There are all kinds of reasons laymen should beware of making a connection like this, but some certainly are. To the degree that the anthropogenic global warming hypothesis is a product of “hard science”, that science does not deserve to be compared to macroeconomics, where first principles are still poorly confirmed and subject to wide disagreement. “Hard science” is, in general, the most successful intellectual project in the history of the species. On the other hand, there’s hard and then there’s hard. AGW actually involves a chain of propositions ranging on the “hardness” scale from stainless steel to porridge, it can only be as strong at most as the weakest of those propositions, and any practical policy recommendation concerning AGW inherently involves another layer of goopy softness. There is also the problem that the “hard science” reaches us largely through summaries and reports concocted, and perhaps distorted (consciously or otherwise), by the politicians and policymakers at the front line of the process.
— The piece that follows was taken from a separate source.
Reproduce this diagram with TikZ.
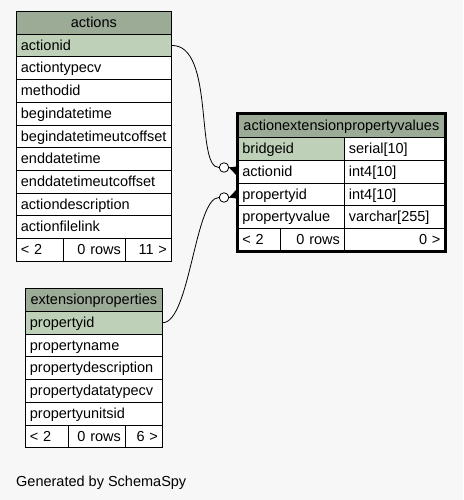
\documentclass[tikz,border=0pt]{standalone}
\usepackage{fontspec}
\setmainfont{Liberation Sans}
\usetikzlibrary{arrows.meta}
\definecolor{bgcol}{RGB}{247,247,247}
\definecolor{hdrcol}{RGB}{155,171,150}
\definecolor{pkcol}{RGB}{190,209,184}
\tikzset{
	cell/.style={draw=black, line width=0.8pt, fill=white, anchor=north west, inner xsep=4.5pt, inner ysep=0pt,
		minimum height=22.7pt, text height=12pt, text depth=2.5pt, text width=#1, align=left},
	rcell/.style={cell=#1, align=right},
	hdr/.style={cell=#1, fill=hdrcol, align=center, inner xsep=2pt},
	pk/.style={cell=#1, fill=pkcol},
	ring/.style={circle, draw=black, fill=white, line width=0.8pt, minimum size=9.5pt, inner sep=0pt},
	fk/.style={line width=0.8pt, -{Triangle[reversed, width=9pt, length=9pt]}}
}

\begin{document}
\begin{tikzpicture}[x=1pt, y=-1pt, font=\fontsize{14.5}{17}\selectfont]
		%%%%% START %%%%%
		
		\fill[bgcol] (0, 0) rectangle (463, 500);
		\useasboundingbox (0, 0) rectangle (463, 500);
		
		% actions
		\node[hdr=151] (act-head) at (16, 11) {actions};
		\node[pk=146] (act-actionid) at (16, 33.7) {actionid};
		\node[cell=146] (act-actiontypecv) at (16, 56.4) {actiontypecv};
		\node[cell=146] (act-methodid) at (16, 79.1) {methodid};
		\node[cell=146] (act-begin) at (16, 101.8) {begindatetime};
		\node[cell=146] (act-beginutc) at (16, 124.5) {begindatetimeutcoffset};
		\node[cell=146] (act-end) at (16, 147.2) {enddatetime};
		\node[cell=146] (act-endutc) at (16, 169.9) {enddatetimeutcoffset};
		\node[cell=146] (act-desc) at (16, 192.6) {actiondescription};
		\node[cell=146] (act-link) at (16, 215.3) {actionfilelink};
		\node[cell=38] (act-foot1) at (16, 238) {< 2};
		\node[rcell=53] (act-foot2) at (63, 238) {0 rows};
		\node[rcell=37] (act-foot3) at (125, 238) {11 >};
		
		% actionextensionpropertyvalues
		\node[hdr=203, minimum height=23.7pt] (apv-head) at (237.5, 113.5) {actionextensionpropertyvalues};
		\node[pk=97.5] (apv-bridgeid) at (237.5, 137.2) {bridgeid};
		\node[cell=91.5] (apv-bridgeid-t) at (344, 137.2) {serial[10]};
		\node[cell=97.5] (apv-actionid) at (237.5, 159.9) {actionid};
		\node[cell=91.5] (apv-actionid-t) at (344, 159.9) {int4[10]};
		\node[cell=97.5] (apv-propertyid) at (237.5, 182.6) {propertyid};
		\node[cell=91.5] (apv-propertyid-t) at (344, 182.6) {int4[10]};
		\node[cell=97.5] (apv-value) at (237.5, 205.3) {propertyvalue};
		\node[cell=91.5] (apv-value-t) at (344, 205.3) {varchar[255]};
		\node[cell=33.5] (apv-foot1) at (237.5, 228) {< 2};
		\node[rcell=55] (apv-foot2) at (280, 228) {0 rows};
		\node[rcell=91.5] (apv-foot3) at (344, 228) {0 >};
		\draw[line width=2.5pt] (apv-head.north west) rectangle (apv-foot3.south east);
		
		% extensionproperties
		\node[hdr=133] (ext-head) at (25, 288.3) {extensionproperties};
		\node[pk=128] (ext-propertyid) at (25, 311) {propertyid};
		\node[cell=128] (ext-name) at (25, 333.7) {propertyname};
		\node[cell=128] (ext-desc) at (25, 356.4) {propertydescription};
		\node[cell=128] (ext-type) at (25, 379.1) {propertydatatypecv};
		\node[cell=128] (ext-unit) at (25, 401.8) {propertyunitsid};
		\node[cell=34] (ext-foot1) at (25, 424.5) {< 2};
		\node[rcell=48] (ext-foot2) at (68, 424.5) {0 rows};
		\node[rcell=28] (ext-foot3) at (125, 424.5) {6 >};
		
		% relations
		\node[ring] (ring-action) at (224, 167.5) {};
		\node[ring] (ring-property) at (224, 197.5) {};
		\coordinate (end-action) at (237.5, 170.5);
		\coordinate (end-property) at (237.5, 194.5);
		
		\draw[line width=0.8pt] (act-actionid.east) .. controls (215, 45) and (195, 167.5) .. (ring-action.west);
		\draw[fk] (ring-action.east) -- (end-action);
		
		\draw[line width=0.8pt] (ext-propertyid.east) .. controls (190, 322) and (195, 197.5) .. (ring-property.west);
		\draw[fk] (ring-property.east) -- (end-property);
		
		\node[anchor=base west, inner sep=0pt] (credit) at (16, 486.5) {Generated by SchemaSpy};
		
		%%%%% END %%%%%
	\end{tikzpicture}
\end{document}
The science-media-politics network (I sound like a Tea Partier calling it that, I guess) deserves trust: it has helped bring us out of a world of hookworm, typhoid, and killer smogs. It also had us eating trans-fatty margarine instead of butter in the name of health for 20 years, waiting in terror for a North American heterosexually-transmitted AIDS epidemic that never turned up, and gulping Vioxx like candy. In other words, what we have is a good old-fashioned Hegelian dialectic: we forget very easily how much “expert” scientific knowledge invisibly enhances every hour of our lives, and yet “experts” working at the margins of established knowledge do sometimes grow overconfident and execute pratfalls. This, I guess, brings us only as far as where Andrew Coyne already started out.